Because they became profane and unclean, God spit them out of his holy land. Their numbers decreased so greatly that only a tiny remnant of 50,000 returned to Canaan after their exile to Babylon and Persia. Such was Israel’s misery and destruction for disobedience.
But the terror and misery of the curses on Israel as a result of God’s wrath for their disobedience was just a foretaste of the terror and anguish of hell that our Lord Jesus Christ suffered in his life and death on the cross. On Mount Ebal, Israel sacrificed burnt offerings for their sins, a foreshadow of the final sacrifice that God himself will offer for our sins: Christ’s death on the cross.

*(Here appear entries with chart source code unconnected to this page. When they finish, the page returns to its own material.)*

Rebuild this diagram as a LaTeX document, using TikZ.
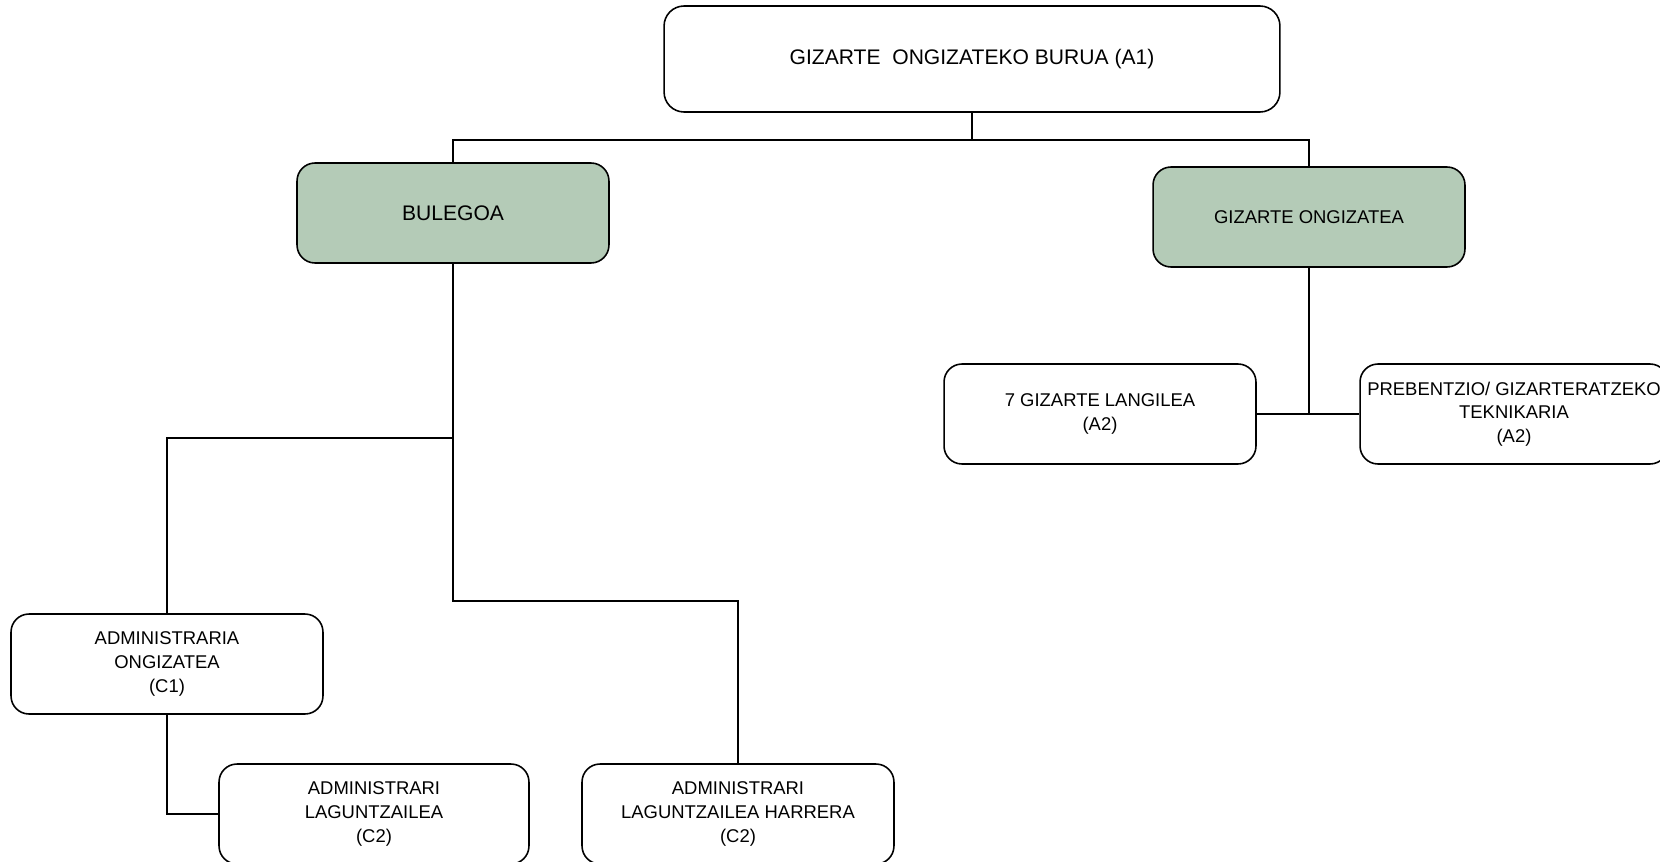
\documentclass[tikz,border=0pt]{standalone}
\usepackage{fontspec}
\setmainfont{Liberation Sans}
\usepackage{tikz}

\definecolor{unitgreen}{RGB}{180,203,183}

\begin{document}
\begin{tikzpicture}[x=0.02cm, y=-0.02cm, line width=0.9pt, every node/.style={draw, align=center, rounded corners=0.36cm, minimum width=6.24cm, minimum height=2cm, inner sep=2pt, font=\fontsize{10.5}{13.5}\selectfont}]
        \useasboundingbox (0,0) rectangle (1660,862);

        \node[minimum width=12.32cm, minimum height=2.12cm, rounded corners=0.4cm, font=\fontsize{12}{14}\selectfont] (burua) at (972,59) {GIZARTE~ ONGIZATEKO BURUA (A1)};
        \node[fill=unitgreen, font=\fontsize{12}{14}\selectfont] (bulegoa) at (453,213) {BULEGOA};
        \node[fill=unitgreen] (ongizatea) at (1309,217) {GIZARTE ONGIZATEA};
        \node (langilea) at (1100,414) {7 GIZARTE LANGILEA\\(A2)};
        \node[minimum width=6.16cm] (prebentzio) at (1514,414) {PREBENTZIO/ GIZARTERATZEKO\\TEKNIKARIA\\(A2)};
        \node (administraria) at (167,664) {ADMINISTRARIA\\ONGIZATEA\\(C1)};
        \node[minimum width=6.2cm] (laguntzailea) at (374,814) {ADMINISTRARI\\LAGUNTZAILEA\\(C2)};
        \node (harrera) at (738,814) {ADMINISTRARI\\LAGUNTZAILEA HARRERA\\(C2)};

        \coordinate (j0) at (972,140);
        \coordinate (b1) at (453,438);
        \coordinate (b2) at (453,601);
        \coordinate (g1) at (1309,414);

        \draw (burua) -- (j0);
        \draw (bulegoa) |- (j0) -| (ongizatea);
        \draw (bulegoa) -- (b2) -| (harrera);
        \draw (b1) -| (administraria);
        \draw (administraria) |- (laguntzailea);
        \draw (ongizatea) -- (g1);
        \draw (langilea) -- (prebentzio);
    \end{tikzpicture}
\end{document}
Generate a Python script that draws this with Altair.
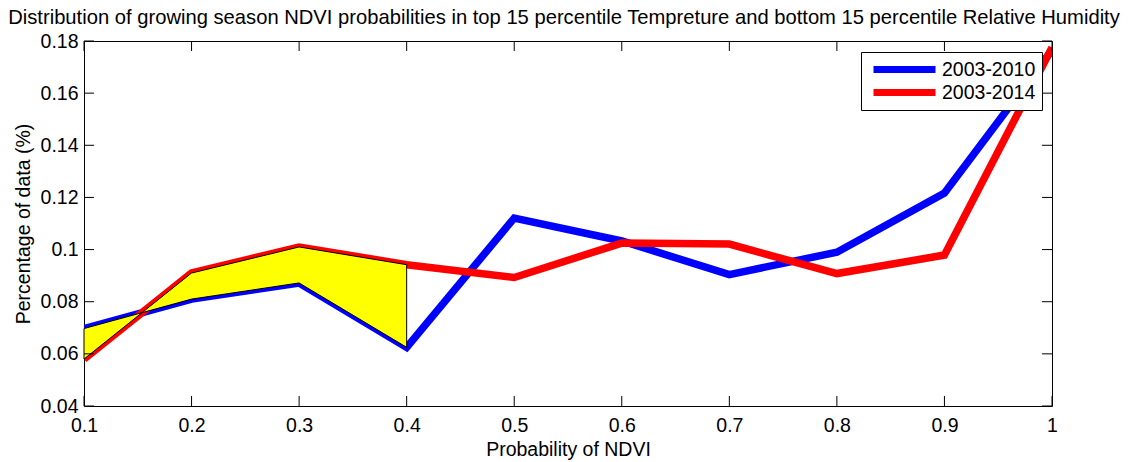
import altair as alt
import pandas as pd

# ---- data ----
ndvi = [0.1, 0.2, 0.3, 0.4, 0.5, 0.6, 0.7, 0.8, 0.9, 1.0]
p_2003_2010 = [0.0697, 0.0810, 0.0872, 0.0625, 0.1121, 0.1033, 0.0904, 0.0990, 0.1217, 0.1765]
p_2003_2014 = [0.0580, 0.0910, 0.1010, 0.0942, 0.0893, 0.1025, 0.1021, 0.0908, 0.0979, 0.1775]
series_names = ["2003-2010", "2003-2014"]
series_colors = ["#0000FF", "#FF0000"]
shade_upto = 0.4
x_ticks = [0.1, 0.2, 0.3, 0.4, 0.5, 0.6, 0.7, 0.8, 0.9, 1.0]
y_ticks = [0.04, 0.06, 0.08, 0.1, 0.12, 0.14, 0.16, 0.18]

title_text = ("Distribution of growing season NDVI probabilities in top 15 percentile "
              "Tempreture and bottom 15 percentile Relative Humidity")

FONT = "Liberation Sans"
FS = 19.5
W, H = 968, 365

long_df = pd.DataFrame({
    "x": ndvi * 2,
    "y": p_2003_2010 + p_2003_2014,
    "series": [series_names[0]] * len(ndvi) + [series_names[1]] * len(ndvi),
})
shade_df = pd.DataFrame({
    "x": [x for x in ndvi if x <= shade_upto + 1e-9],
    "top": [r for x, r in zip(ndvi, p_2003_2014) if x <= shade_upto + 1e-9],
    "bot": [b for x, b in zip(ndvi, p_2003_2010) if x <= shade_upto + 1e-9],
})
xt_df = pd.DataFrame({"x": x_ticks})
yt_df = pd.DataFrame({"y": y_ticks})

xscale = alt.Scale(domain=[0.1, 1.0], nice=False, zero=False)
yscale = alt.Scale(domain=[0.04, 0.18], nice=False, zero=False)

x_axis = alt.Axis(values=x_ticks, format="~g", title="Probability of NDVI",
                  ticks=False, tickSize=0, domain=False, grid=False,
                  labelFont=FONT, labelFontSize=FS, labelColor="black", labelPadding=10,
                  labelFlush=False, labelOverlap=False,
                  titleFont=FONT, titleFontSize=FS, titleFontWeight="normal", titleColor="black",
                  titleBaseline="alphabetic", titleY=49)
y_axis = alt.Axis(values=y_ticks, format="~g", title="Percentage of data (%)",
                  ticks=False, tickSize=0, domain=False, grid=False,
                  labelFont=FONT, labelFontSize=FS, labelColor="black", labelPadding=6,
                  labelFlush=False, labelOverlap=False,
                  titleFont=FONT, titleFontSize=FS, titleFontWeight="normal", titleColor="black",
                  titleBaseline="alphabetic", titleX=-55, titleY=H / 2)

lines = alt.Chart(long_df).mark_line(strokeWidth=7.5, clip=True, strokeJoin="miter").encode(
    x=alt.X("x:Q", scale=xscale, axis=x_axis),
    y=alt.Y("y:Q", scale=yscale, axis=y_axis),
    color=alt.Color("series:N",
                    scale=alt.Scale(domain=series_names, range=series_colors),
                    legend=alt.Legend(orient="none", legendX=777, legendY=11, title=None,
                                      symbolType="stroke", symbolSize=3844, symbolStrokeWidth=7,
                                      clipHeight=23, rowPadding=0, padding=6,
                                      symbolOffset=3, labelOffset=3,
                                      labelFont=FONT, labelFontSize=FS, labelColor="black",
                                      strokeColor="black", fillColor="white", cornerRadius=0)),
)

shade = alt.Chart(shade_df).mark_area(color="#FFFF00", fill="#FFFF00", stroke="black",
                                      strokeWidth=1, opacity=1, fillOpacity=1).encode(
    x=alt.X("x:Q", scale=xscale),
    y=alt.Y("top:Q", scale=yscale),
    y2="bot:Q",
)

tick_style = dict(color="black", strokeWidth=1)
tb = alt.Chart(xt_df).mark_rule(**tick_style).encode(
    x=alt.X("x:Q", scale=xscale), y=alt.value(H), y2=alt.value(H - 10))
tt = alt.Chart(xt_df).mark_rule(**tick_style).encode(
    x=alt.X("x:Q", scale=xscale), y=alt.value(0), y2=alt.value(10))
tl = alt.Chart(yt_df).mark_rule(**tick_style).encode(
    y=alt.Y("y:Q", scale=yscale), x=alt.value(0), x2=alt.value(10))
tr = alt.Chart(yt_df).mark_rule(**tick_style).encode(
    y=alt.Y("y:Q", scale=yscale), x=alt.value(W), x2=alt.value(W - 10))

chart = alt.layer(lines, shade, tb, tt, tl, tr).properties(
    width=W, height=H,
    title=alt.TitleParams(text=title_text, font=FONT, fontSize=20.2, fontWeight="normal",
                          color="black", anchor="middle", baseline="alphabetic",
                          frame="group", offset=15, dx=-4, dy=28),
    autosize=alt.AutoSizeParams(type="none"),
    padding={"left": 84, "top": 41, "right": 76, "bottom": 56},
    background="white",
).configure_view(stroke="black", strokeWidth=1)

chart.save("out.html", embed_options={"renderer": "svg", "actions": False})
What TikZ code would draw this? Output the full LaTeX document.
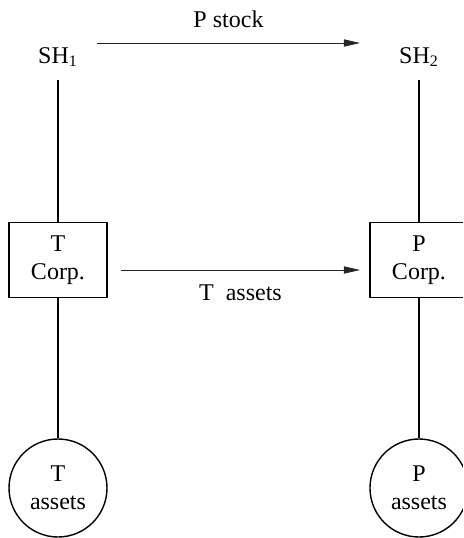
\documentclass[tikz,border=0pt]{standalone}
\usepackage{fontspec}
\setmainfont{Liberation Serif}
\usetikzlibrary{arrows.meta, positioning}
\def\colsep{361}

\begin{document}
\begin{tikzpicture}[x=0.5pt,y=-0.5pt,font=\fontsize{12}{13.8}\selectfont]
    \tikzstyle{holder}=[inner sep=0pt, anchor=base]
    \tikzstyle{corp}=[rectangle, draw=black, line width=0.7pt, minimum width=49pt, minimum height=37.5pt, inner sep=0pt, align=center]
    \tikzstyle{pool}=[circle, draw=black, line width=0.7pt, minimum size=49pt, inner sep=0pt, align=center]
    \tikzstyle{link}=[draw=black, line width=0.65pt]
    \tikzstyle{transfer}=[-{Triangle[length=8pt,width=3.6pt]}, draw=black!85, line width=0.4pt]
    \clip (0,0) rectangle (463,538);

    % Draw the two columns: shareholders, corporation, assets
    \foreach \n/\x/\firm in {1/58/T, 2/419/P} {
        \node[holder] (SH-\n) at (\x,63) {SH\textsubscript{\n}};
        \node[corp] (C-\n) at (\x,260) {\firm\\Corp.};
        \node[pool] (A-\n) at (\x,488) {\firm\\assets};
    }

    % Connect each column from top to bottom
    \foreach \n in {1,2} {
        \draw[link, shorten <=8.5pt] (SH-\n.base) -- (C-\n);
        \draw[link] (C-\n) -- (A-\n);
    }

    % Transfers between the columns
    \draw[transfer] ([shift={(19.5pt,10pt)}]SH-1.base) -- node[above=4pt] {P stock} ([shift={(-29.5pt,10pt)}]SH-2.base);
    \draw[transfer] ([shift={(31.5pt,-5pt)}]C-1.center) -- node[below=4.1pt] {T\ \ assets} ([shift={(-29.5pt,-5pt)}]C-2.center);
\end{tikzpicture}
\end{document}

We are an accursed people because of our disobedience, “For all who rely on works of the law are under a curse; for it is written, ‘Cursed be everyone who does not abide by all things written in the Book of the Law, and do them’” (Gal 3:10). Like the tribes on Mount Ebal, we are children of slaves, and we ourselves are slaves of sin. The altar of good works that we build is not a sacrifice that rises as a pleasing aroma to God, because without faith in God’s final sacrifice of his only-begotten Son, our good works are filthy rags, a bad taste, and a repulsive stench before God. But Christ’s sacrifice removes the curse from us, “Christ redeemed us from the curse of the law by becoming a curse for us” (Gal 3:13), “a fragrant offering and sacrifice to God” (Eph 5:2).